WHAT THE EXERCISE ASKS:
Please transcribe the data that follows without the pictures, keeping every word the same.

DATA SEGMENT:
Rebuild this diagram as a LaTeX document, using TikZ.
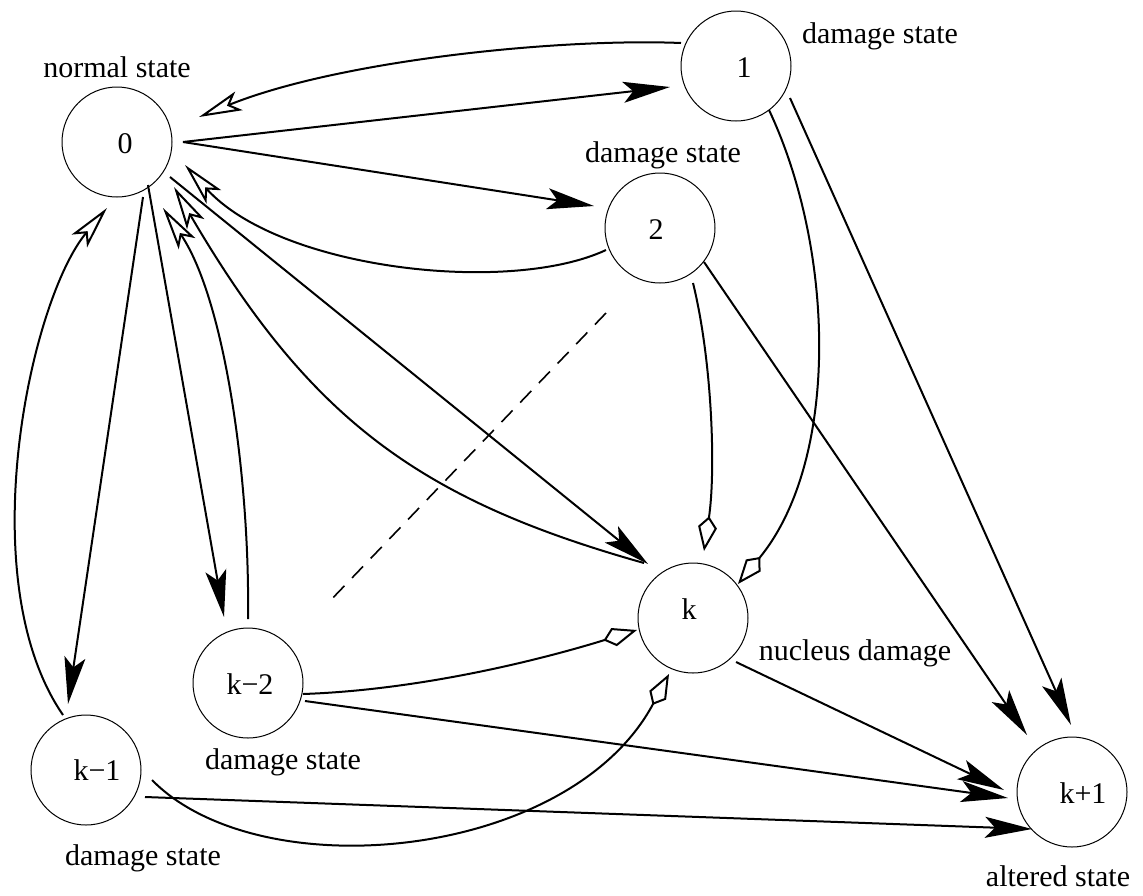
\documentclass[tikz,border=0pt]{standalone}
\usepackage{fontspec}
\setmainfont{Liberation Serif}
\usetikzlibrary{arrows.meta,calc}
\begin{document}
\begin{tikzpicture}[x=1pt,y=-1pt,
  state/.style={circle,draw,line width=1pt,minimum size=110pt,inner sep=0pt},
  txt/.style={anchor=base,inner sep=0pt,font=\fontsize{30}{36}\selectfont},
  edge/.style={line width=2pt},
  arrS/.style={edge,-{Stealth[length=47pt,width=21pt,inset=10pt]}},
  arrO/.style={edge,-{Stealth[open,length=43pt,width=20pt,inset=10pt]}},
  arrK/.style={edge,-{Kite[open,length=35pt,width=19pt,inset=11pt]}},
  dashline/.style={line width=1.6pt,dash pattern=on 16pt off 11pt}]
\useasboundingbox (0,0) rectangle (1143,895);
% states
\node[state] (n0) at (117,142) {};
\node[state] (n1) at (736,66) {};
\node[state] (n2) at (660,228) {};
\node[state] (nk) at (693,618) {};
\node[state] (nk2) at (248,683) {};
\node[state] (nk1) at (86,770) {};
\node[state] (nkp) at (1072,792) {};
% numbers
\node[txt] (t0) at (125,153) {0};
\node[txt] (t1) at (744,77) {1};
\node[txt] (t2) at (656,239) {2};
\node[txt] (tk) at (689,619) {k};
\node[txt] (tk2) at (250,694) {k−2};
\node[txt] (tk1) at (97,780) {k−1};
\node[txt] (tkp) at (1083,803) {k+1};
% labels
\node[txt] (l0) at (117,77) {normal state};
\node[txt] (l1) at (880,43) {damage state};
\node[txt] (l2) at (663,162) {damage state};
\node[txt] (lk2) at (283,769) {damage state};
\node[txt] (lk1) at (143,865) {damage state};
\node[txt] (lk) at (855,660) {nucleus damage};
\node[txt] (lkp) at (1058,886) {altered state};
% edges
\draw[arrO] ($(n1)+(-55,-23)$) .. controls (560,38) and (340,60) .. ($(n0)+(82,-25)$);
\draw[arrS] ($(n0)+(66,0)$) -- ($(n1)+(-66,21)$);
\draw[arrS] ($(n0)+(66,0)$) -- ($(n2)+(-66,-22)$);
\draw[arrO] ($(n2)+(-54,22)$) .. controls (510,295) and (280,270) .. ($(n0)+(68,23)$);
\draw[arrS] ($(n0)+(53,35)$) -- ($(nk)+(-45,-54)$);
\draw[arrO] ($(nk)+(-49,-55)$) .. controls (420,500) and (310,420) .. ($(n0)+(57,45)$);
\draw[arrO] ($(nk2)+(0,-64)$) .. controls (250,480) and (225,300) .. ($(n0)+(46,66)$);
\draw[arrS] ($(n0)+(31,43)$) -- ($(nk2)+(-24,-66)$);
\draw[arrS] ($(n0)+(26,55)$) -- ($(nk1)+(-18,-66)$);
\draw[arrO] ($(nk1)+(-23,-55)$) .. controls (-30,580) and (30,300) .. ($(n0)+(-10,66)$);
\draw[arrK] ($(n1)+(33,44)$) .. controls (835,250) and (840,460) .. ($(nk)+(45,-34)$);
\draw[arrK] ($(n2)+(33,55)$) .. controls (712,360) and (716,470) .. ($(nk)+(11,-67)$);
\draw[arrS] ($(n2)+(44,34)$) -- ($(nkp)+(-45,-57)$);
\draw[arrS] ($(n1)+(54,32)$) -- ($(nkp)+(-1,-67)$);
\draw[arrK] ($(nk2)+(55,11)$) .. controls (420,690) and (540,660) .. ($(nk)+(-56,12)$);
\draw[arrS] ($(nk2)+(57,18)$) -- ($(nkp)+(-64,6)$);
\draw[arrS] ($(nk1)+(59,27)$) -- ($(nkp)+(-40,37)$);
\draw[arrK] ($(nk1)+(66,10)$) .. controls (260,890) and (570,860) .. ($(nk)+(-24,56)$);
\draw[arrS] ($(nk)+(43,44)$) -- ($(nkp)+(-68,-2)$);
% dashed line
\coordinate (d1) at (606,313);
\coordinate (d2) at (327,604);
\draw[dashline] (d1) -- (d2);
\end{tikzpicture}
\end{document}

TASK OUTPUT:
Rebuild this diagram as a LaTeX document, using TikZ.
\documentclass[tikz,border=0pt]{standalone}
\usepackage{fontspec}
\setmainfont{Liberation Serif}
\usetikzlibrary{arrows.meta,calc}
\begin{document}
\begin{tikzpicture}[x=1pt,y=-1pt,
  state/.style={circle,draw,line width=1pt,minimum size=110pt,inner sep=0pt},
  txt/.style={anchor=base,inner sep=0pt,font=\fontsize{30}{36}\selectfont},
  edge/.style={line width=2pt},
  arrS/.style={edge,-{Stealth[length=47pt,width=21pt,inset=10pt]}},
  arrO/.style={edge,-{Stealth[open,length=43pt,width=20pt,inset=10pt]}},
  arrK/.style={edge,-{Kite[open,length=35pt,width=19pt,inset=11pt]}},
  dashline/.style={line width=1.6pt,dash pattern=on 16pt off 11pt}]
\useasboundingbox (0,0) rectangle (1143,895);
% states
\node[state] (n0) at (117,142) {};
\node[state] (n1) at (736,66) {};
\node[state] (n2) at (660,228) {};
\node[state] (nk) at (693,618) {};
\node[state] (nk2) at (248,683) {};
\node[state] (nk1) at (86,770) {};
\node[state] (nkp) at (1072,792) {};
% numbers
\node[txt] (t0) at (125,153) {0};
\node[txt] (t1) at (744,77) {1};
\node[txt] (t2) at (656,239) {2};
\node[txt] (tk) at (689,619) {k};
\node[txt] (tk2) at (250,694) {k−2};
\node[txt] (tk1) at (97,780) {k−1};
\node[txt] (tkp) at (1083,803) {k+1};
% labels
\node[txt] (l0) at (117,77) {normal state};
\node[txt] (l1) at (880,43) {damage state};
\node[txt] (l2) at (663,162) {damage state};
\node[txt] (lk2) at (283,769) {damage state};
\node[txt] (lk1) at (143,865) {damage state};
\node[txt] (lk) at (855,660) {nucleus damage};
\node[txt] (lkp) at (1058,886) {altered state};
% edges
\draw[arrO] ($(n1)+(-55,-23)$) .. controls (560,38) and (340,60) .. ($(n0)+(82,-25)$);
\draw[arrS] ($(n0)+(66,0)$) -- ($(n1)+(-66,21)$);
\draw[arrS] ($(n0)+(66,0)$) -- ($(n2)+(-66,-22)$);
\draw[arrO] ($(n2)+(-54,22)$) .. controls (510,295) and (280,270) .. ($(n0)+(68,23)$);
\draw[arrS] ($(n0)+(53,35)$) -- ($(nk)+(-45,-54)$);
\draw[arrO] ($(nk)+(-49,-55)$) .. controls (420,500) and (310,420) .. ($(n0)+(57,45)$);
\draw[arrO] ($(nk2)+(0,-64)$) .. controls (250,480) and (225,300) .. ($(n0)+(46,66)$);
\draw[arrS] ($(n0)+(31,43)$) -- ($(nk2)+(-24,-66)$);
\draw[arrS] ($(n0)+(26,55)$) -- ($(nk1)+(-18,-66)$);
\draw[arrO] ($(nk1)+(-23,-55)$) .. controls (-30,580) and (30,300) .. ($(n0)+(-10,66)$);
\draw[arrK] ($(n1)+(33,44)$) .. controls (835,250) and (840,460) .. ($(nk)+(45,-34)$);
\draw[arrK] ($(n2)+(33,55)$) .. controls (712,360) and (716,470) .. ($(nk)+(11,-67)$);
\draw[arrS] ($(n2)+(44,34)$) -- ($(nkp)+(-45,-57)$);
\draw[arrS] ($(n1)+(54,32)$) -- ($(nkp)+(-1,-67)$);
\draw[arrK] ($(nk2)+(55,11)$) .. controls (420,690) and (540,660) .. ($(nk)+(-56,12)$);
\draw[arrS] ($(nk2)+(57,18)$) -- ($(nkp)+(-64,6)$);
\draw[arrS] ($(nk1)+(59,27)$) -- ($(nkp)+(-40,37)$);
\draw[arrK] ($(nk1)+(66,10)$) .. controls (260,890) and (570,860) .. ($(nk)+(-24,56)$);
\draw[arrS] ($(nk)+(43,44)$) -- ($(nkp)+(-68,-2)$);
% dashed line
\coordinate (d1) at (606,313);
\coordinate (d2) at (327,604);
\draw[dashline] (d1) -- (d2);
\end{tikzpicture}
\end{document}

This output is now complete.